[START Recorded information]
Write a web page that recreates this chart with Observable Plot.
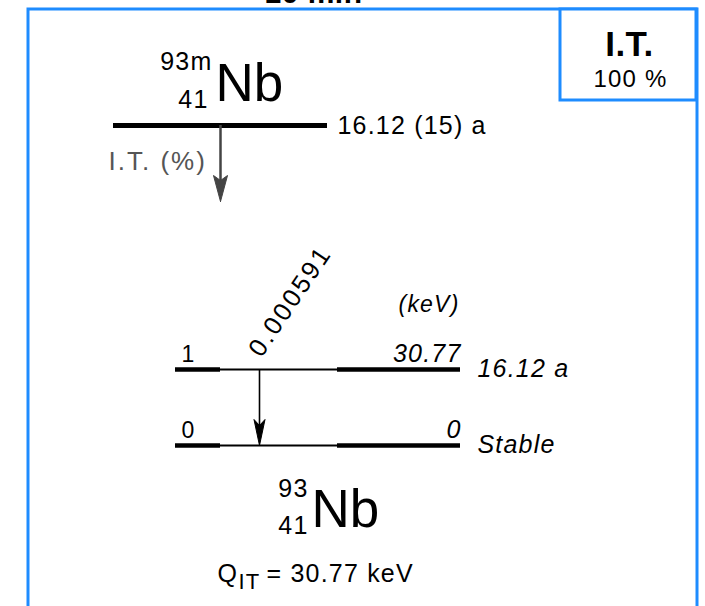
<!DOCTYPE html>
<html>
<head>
<meta charset="utf-8">
<script src="https://cdn.jsdelivr.net/npm/d3@7"></script>
<script src="https://cdn.jsdelivr.net/npm/@observablehq/plot@0.6"></script>
<style>
  html, body { margin: 0; padding: 0; background: #fff; }
  #chart svg { display: block; }
  #chart g[font-size="53"] { letter-spacing: 0; }
  #chart g[font-weight="bold"] { letter-spacing: 0.5px; }
  #chart g[fill="#555"] { letter-spacing: 2px; }
  #chart g[font-size="25.5"] { letter-spacing: 2.6px; }
</style>
</head>
<body>
<div id="chart"></div>
<script>
// ---- data ----
const headerText = ["10 min"];
const parentNuclide = ["93m", "41", "Nb"];      // A, Z, symbol
const parentHalfLife = ["16.12 (15) a"];
const decayModes = ["I.T."];
const decayPercents = ["100 %"];
const decayModeLabels = ["I.T. (%)"];
const levelIndex = [1, 0];
const levelEnergy = [30.77, 0];                  // keV
const levelEnergyLabel = ["30.77", "0"];
const levelHalfLife = ["16.12 a", "Stable"];
const gammaFrom = [1];
const gammaTo = [0];
const gammaIntensity = ["0.000591"];
const daughterNuclide = ["93", "41", "Nb"];
const qLabel = ["Q", "IT", "= 30.77 keV"];
const energyUnit = ["(keV)"];

// ---- layout ----
const W = 705, H = 606;
const blue = "#1E8CFF";
const font = "'Liberation Sans', Arial, Helvetica, sans-serif";
const eY = d3.scaleLinear().domain([0, 30.77]).range([445, 369]); // energy -> px
const lv = { x1: 175, xa: 220, xb: 337, x2: 460 };

const levels = levelIndex.map((idx, i) => ({
  idx, e: levelEnergy[i], eLabel: levelEnergyLabel[i], hl: levelHalfLife[i], y: eY(levelEnergy[i])
}));
const byIdx = Object.fromEntries(levels.map(d => [d.idx, d]));
const gammas = gammaFrom.map((f, i) => ({
  x: 259, y1: byIdx[f].y, y2: byIdx[gammaTo[i]].y, label: gammaIntensity[i]
}));
// filled arrowheads (polygons) derived from the transition ends
const heads = [];
gammas.forEach((g, i) => {
  const tip = g.y2, base = g.y2 - 26, hw = 5.5;
  [[g.x, tip], [g.x - hw, base], [g.x, base + 6], [g.x + hw, base], [g.x, tip]]
    .forEach(([x, y]) => heads.push({ k: "g" + i, x, y }));
});
const parentLine = { x1: 113, x2: 327, y: 125 };
const pArrow = { x: 220, y1: parentLine.y, y2: 201 };
decayModes.forEach((m, i) => {
  const tip = pArrow.y2, base = tip - 26, hw = 7;
  [[pArrow.x, tip], [pArrow.x - hw, base], [pArrow.x, base + 5], [pArrow.x + hw, base], [pArrow.x, tip]]
    .forEach(([x, y]) => heads.push({ k: "p" + i, x, y, parent: true }));
});

const c = v => () => v;
const T = { lineAnchor: "bottom", fill: "#000" };

const chart = Plot.plot({
  width: W, height: H, margin: 0,
  x: { domain: [0, W], range: [0, W], axis: null },
  y: { domain: [0, H], range: [0, H], axis: null },
  style: { fontFamily: font, background: "#fff", overflow: "hidden", letterSpacing: "1.2px" },
  marks: [
    // header (cut off at top edge, as in the reference)
    Plot.text(headerText, { ...T, x: c(313), y: c(2), text: d => d, fontSize: 30, fontWeight: "bold" }),
    // outer frame and decay-mode box
    Plot.rect([0], { x1: c(28), x2: c(697), y1: c(9), y2: c(700), fill: "none", stroke: blue, strokeWidth: 3 }),
    Plot.rect(decayModes, { x1: c(560), x2: c(696), y1: c(9), y2: c(100), fill: "#fff", stroke: blue, strokeWidth: 3 }),
    Plot.text(decayModes, { ...T, x: c(629), y: c(55), text: d => d, fontSize: 35, fontWeight: "bold", textAnchor: "middle" }),
    Plot.text(decayPercents, { ...T, x: c(630), y: c(86), text: d => d, fontSize: 24, textAnchor: "middle" }),

    // parent nuclide
    Plot.text([parentNuclide[0]], { ...T, x: c(212), y: c(69), text: d => d, fontSize: 25, textAnchor: "end" }),
    Plot.text([parentNuclide[1]], { ...T, x: c(208), y: c(107), text: d => d, fontSize: 25, textAnchor: "end" }),
    Plot.text([parentNuclide[2]], { ...T, x: c(215), y: c(100), text: d => d, fontSize: 53, textAnchor: "start" }),
    Plot.ruleY([parentLine], { x1: "x1", x2: "x2", y: "y", stroke: "#000", strokeWidth: 5 }),
    Plot.text(parentHalfLife, { ...T, x: c(337), y: c(133), text: d => d, fontSize: 25, textAnchor: "start" }),
    Plot.ruleX([pArrow], { x: "x", y1: "y1", y2: d => d.y2 - 10, stroke: "#444", strokeWidth: 2.5 }),
    Plot.text(decayModeLabels, { ...T, x: c(108), y: c(169), text: d => d, fontSize: 26, textAnchor: "start", fill: "#555" }),

    // levels
    Plot.ruleY(levels, { x1: c(lv.x1), x2: c(lv.x2), y: "y", stroke: "#000", strokeWidth: 2 }),
    Plot.ruleY(levels, { x1: c(lv.x1), x2: c(lv.xa), y: "y", stroke: "#000", strokeWidth: 4.5 }),
    Plot.ruleY(levels, { x1: c(lv.xb), x2: c(lv.x2), y: "y", stroke: "#000", strokeWidth: 4.5 }),
    Plot.text(levels, { ...T, x: c(181), y: d => d.y - 8, text: d => String(d.idx), fontSize: 23, textAnchor: "start" }),
    Plot.text(levels, { ...T, x: c(461), y: d => d.y - 8, text: "eLabel", fontSize: 25, fontStyle: "italic", textAnchor: "end" }),
    Plot.text(levels, { ...T, x: c(477), y: d => d.y + 7, text: "hl", fontSize: 25, fontStyle: "italic", textAnchor: "start" }),
    Plot.text(energyUnit, { ...T, x: c(459), y: c(311), text: d => d, fontSize: 23, fontStyle: "italic", textAnchor: "end" }),

    // gamma transitions
    Plot.ruleX(gammas, { x: "x", y1: "y1", y2: d => d.y2 - 12, stroke: "#000", strokeWidth: 1.6 }),
    Plot.line(heads, { x: "x", y: "y", z: "k", fill: d => d.parent ? "#444" : "#000", stroke: d => d.parent ? "#444" : "#000", strokeWidth: 1 }),
    Plot.text(gammas, { ...T, x: d => d.x + 2, y: d => d.y1 - 11, text: "label", fontSize: 25.5, rotate: -56, textAnchor: "start" }),

    // daughter nuclide
    Plot.text([daughterNuclide[0]], { ...T, x: c(308), y: c(496), text: d => d, fontSize: 25, textAnchor: "end" }),
    Plot.text([daughterNuclide[1]], { ...T, x: c(308), y: c(533), text: d => d, fontSize: 25, textAnchor: "end" }),
    Plot.text([daughterNuclide[2]], { ...T, x: c(311), y: c(526), text: d => d, fontSize: 53, textAnchor: "start" }),

    // Q value
    Plot.text([qLabel[0]], { ...T, x: c(217), y: c(581), text: d => d, fontSize: 25, textAnchor: "start" }),
    Plot.text([qLabel[1]], { ...T, x: c(238), y: c(588), text: d => d, fontSize: 22, textAnchor: "start" }),
    Plot.text([qLabel[2]], { ...T, x: c(266), y: c(581), text: d => d, fontSize: 25, textAnchor: "start" })
  ]
});
document.getElementById("chart").appendChild(chart);
</script>
</body>
</html>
[END Recorded information]
*Direction:* Print the listing above in full, exactly as written. Omit any pictures.

*Written solution:*
Write a web page that recreates this chart with Observable Plot.
<!DOCTYPE html>
<html>
<head>
<meta charset="utf-8">
<script src="https://cdn.jsdelivr.net/npm/d3@7"></script>
<script src="https://cdn.jsdelivr.net/npm/@observablehq/plot@0.6"></script>
<style>
  html, body { margin: 0; padding: 0; background: #fff; }
  #chart svg { display: block; }
  #chart g[font-size="53"] { letter-spacing: 0; }
  #chart g[font-weight="bold"] { letter-spacing: 0.5px; }
  #chart g[fill="#555"] { letter-spacing: 2px; }
  #chart g[font-size="25.5"] { letter-spacing: 2.6px; }
</style>
</head>
<body>
<div id="chart"></div>
<script>
// ---- data ----
const headerText = ["10 min"];
const parentNuclide = ["93m", "41", "Nb"];      // A, Z, symbol
const parentHalfLife = ["16.12 (15) a"];
const decayModes = ["I.T."];
const decayPercents = ["100 %"];
const decayModeLabels = ["I.T. (%)"];
const levelIndex = [1, 0];
const levelEnergy = [30.77, 0];                  // keV
const levelEnergyLabel = ["30.77", "0"];
const levelHalfLife = ["16.12 a", "Stable"];
const gammaFrom = [1];
const gammaTo = [0];
const gammaIntensity = ["0.000591"];
const daughterNuclide = ["93", "41", "Nb"];
const qLabel = ["Q", "IT", "= 30.77 keV"];
const energyUnit = ["(keV)"];

// ---- layout ----
const W = 705, H = 606;
const blue = "#1E8CFF";
const font = "'Liberation Sans', Arial, Helvetica, sans-serif";
const eY = d3.scaleLinear().domain([0, 30.77]).range([445, 369]); // energy -> px
const lv = { x1: 175, xa: 220, xb: 337, x2: 460 };

const levels = levelIndex.map((idx, i) => ({
  idx, e: levelEnergy[i], eLabel: levelEnergyLabel[i], hl: levelHalfLife[i], y: eY(levelEnergy[i])
}));
const byIdx = Object.fromEntries(levels.map(d => [d.idx, d]));
const gammas = gammaFrom.map((f, i) => ({
  x: 259, y1: byIdx[f].y, y2: byIdx[gammaTo[i]].y, label: gammaIntensity[i]
}));
// filled arrowheads (polygons) derived from the transition ends
const heads = [];
gammas.forEach((g, i) => {
  const tip = g.y2, base = g.y2 - 26, hw = 5.5;
  [[g.x, tip], [g.x - hw, base], [g.x, base + 6], [g.x + hw, base], [g.x, tip]]
    .forEach(([x, y]) => heads.push({ k: "g" + i, x, y }));
});
const parentLine = { x1: 113, x2: 327, y: 125 };
const pArrow = { x: 220, y1: parentLine.y, y2: 201 };
decayModes.forEach((m, i) => {
  const tip = pArrow.y2, base = tip - 26, hw = 7;
  [[pArrow.x, tip], [pArrow.x - hw, base], [pArrow.x, base + 5], [pArrow.x + hw, base], [pArrow.x, tip]]
    .forEach(([x, y]) => heads.push({ k: "p" + i, x, y, parent: true }));
});

const c = v => () => v;
const T = { lineAnchor: "bottom", fill: "#000" };

const chart = Plot.plot({
  width: W, height: H, margin: 0,
  x: { domain: [0, W], range: [0, W], axis: null },
  y: { domain: [0, H], range: [0, H], axis: null },
  style: { fontFamily: font, background: "#fff", overflow: "hidden", letterSpacing: "1.2px" },
  marks: [
    // header (cut off at top edge, as in the reference)
    Plot.text(headerText, { ...T, x: c(313), y: c(2), text: d => d, fontSize: 30, fontWeight: "bold" }),
    // outer frame and decay-mode box
    Plot.rect([0], { x1: c(28), x2: c(697), y1: c(9), y2: c(700), fill: "none", stroke: blue, strokeWidth: 3 }),
    Plot.rect(decayModes, { x1: c(560), x2: c(696), y1: c(9), y2: c(100), fill: "#fff", stroke: blue, strokeWidth: 3 }),
    Plot.text(decayModes, { ...T, x: c(629), y: c(55), text: d => d, fontSize: 35, fontWeight: "bold", textAnchor: "middle" }),
    Plot.text(decayPercents, { ...T, x: c(630), y: c(86), text: d => d, fontSize: 24, textAnchor: "middle" }),

    // parent nuclide
    Plot.text([parentNuclide[0]], { ...T, x: c(212), y: c(69), text: d => d, fontSize: 25, textAnchor: "end" }),
    Plot.text([parentNuclide[1]], { ...T, x: c(208), y: c(107), text: d => d, fontSize: 25, textAnchor: "end" }),
    Plot.text([parentNuclide[2]], { ...T, x: c(215), y: c(100), text: d => d, fontSize: 53, textAnchor: "start" }),
    Plot.ruleY([parentLine], { x1: "x1", x2: "x2", y: "y", stroke: "#000", strokeWidth: 5 }),
    Plot.text(parentHalfLife, { ...T, x: c(337), y: c(133), text: d => d, fontSize: 25, textAnchor: "start" }),
    Plot.ruleX([pArrow], { x: "x", y1: "y1", y2: d => d.y2 - 10, stroke: "#444", strokeWidth: 2.5 }),
    Plot.text(decayModeLabels, { ...T, x: c(108), y: c(169), text: d => d, fontSize: 26, textAnchor: "start", fill: "#555" }),

    // levels
    Plot.ruleY(levels, { x1: c(lv.x1), x2: c(lv.x2), y: "y", stroke: "#000", strokeWidth: 2 }),
    Plot.ruleY(levels, { x1: c(lv.x1), x2: c(lv.xa), y: "y", stroke: "#000", strokeWidth: 4.5 }),
    Plot.ruleY(levels, { x1: c(lv.xb), x2: c(lv.x2), y: "y", stroke: "#000", strokeWidth: 4.5 }),
    Plot.text(levels, { ...T, x: c(181), y: d => d.y - 8, text: d => String(d.idx), fontSize: 23, textAnchor: "start" }),
    Plot.text(levels, { ...T, x: c(461), y: d => d.y - 8, text: "eLabel", fontSize: 25, fontStyle: "italic", textAnchor: "end" }),
    Plot.text(levels, { ...T, x: c(477), y: d => d.y + 7, text: "hl", fontSize: 25, fontStyle: "italic", textAnchor: "start" }),
    Plot.text(energyUnit, { ...T, x: c(459), y: c(311), text: d => d, fontSize: 23, fontStyle: "italic", textAnchor: "end" }),

    // gamma transitions
    Plot.ruleX(gammas, { x: "x", y1: "y1", y2: d => d.y2 - 12, stroke: "#000", strokeWidth: 1.6 }),
    Plot.line(heads, { x: "x", y: "y", z: "k", fill: d => d.parent ? "#444" : "#000", stroke: d => d.parent ? "#444" : "#000", strokeWidth: 1 }),
    Plot.text(gammas, { ...T, x: d => d.x + 2, y: d => d.y1 - 11, text: "label", fontSize: 25.5, rotate: -56, textAnchor: "start" }),

    // daughter nuclide
    Plot.text([daughterNuclide[0]], { ...T, x: c(308), y: c(496), text: d => d, fontSize: 25, textAnchor: "end" }),
    Plot.text([daughterNuclide[1]], { ...T, x: c(308), y: c(533), text: d => d, fontSize: 25, textAnchor: "end" }),
    Plot.text([daughterNuclide[2]], { ...T, x: c(311), y: c(526), text: d => d, fontSize: 53, textAnchor: "start" }),

    // Q value
    Plot.text([qLabel[0]], { ...T, x: c(217), y: c(581), text: d => d, fontSize: 25, textAnchor: "start" }),
    Plot.text([qLabel[1]], { ...T, x: c(238), y: c(588), text: d => d, fontSize: 22, textAnchor: "start" }),
    Plot.text([qLabel[2]], { ...T, x: c(266), y: c(581), text: d => d, fontSize: 25, textAnchor: "start" })
  ]
});
document.getElementById("chart").appendChild(chart);
</script>
</body>
</html>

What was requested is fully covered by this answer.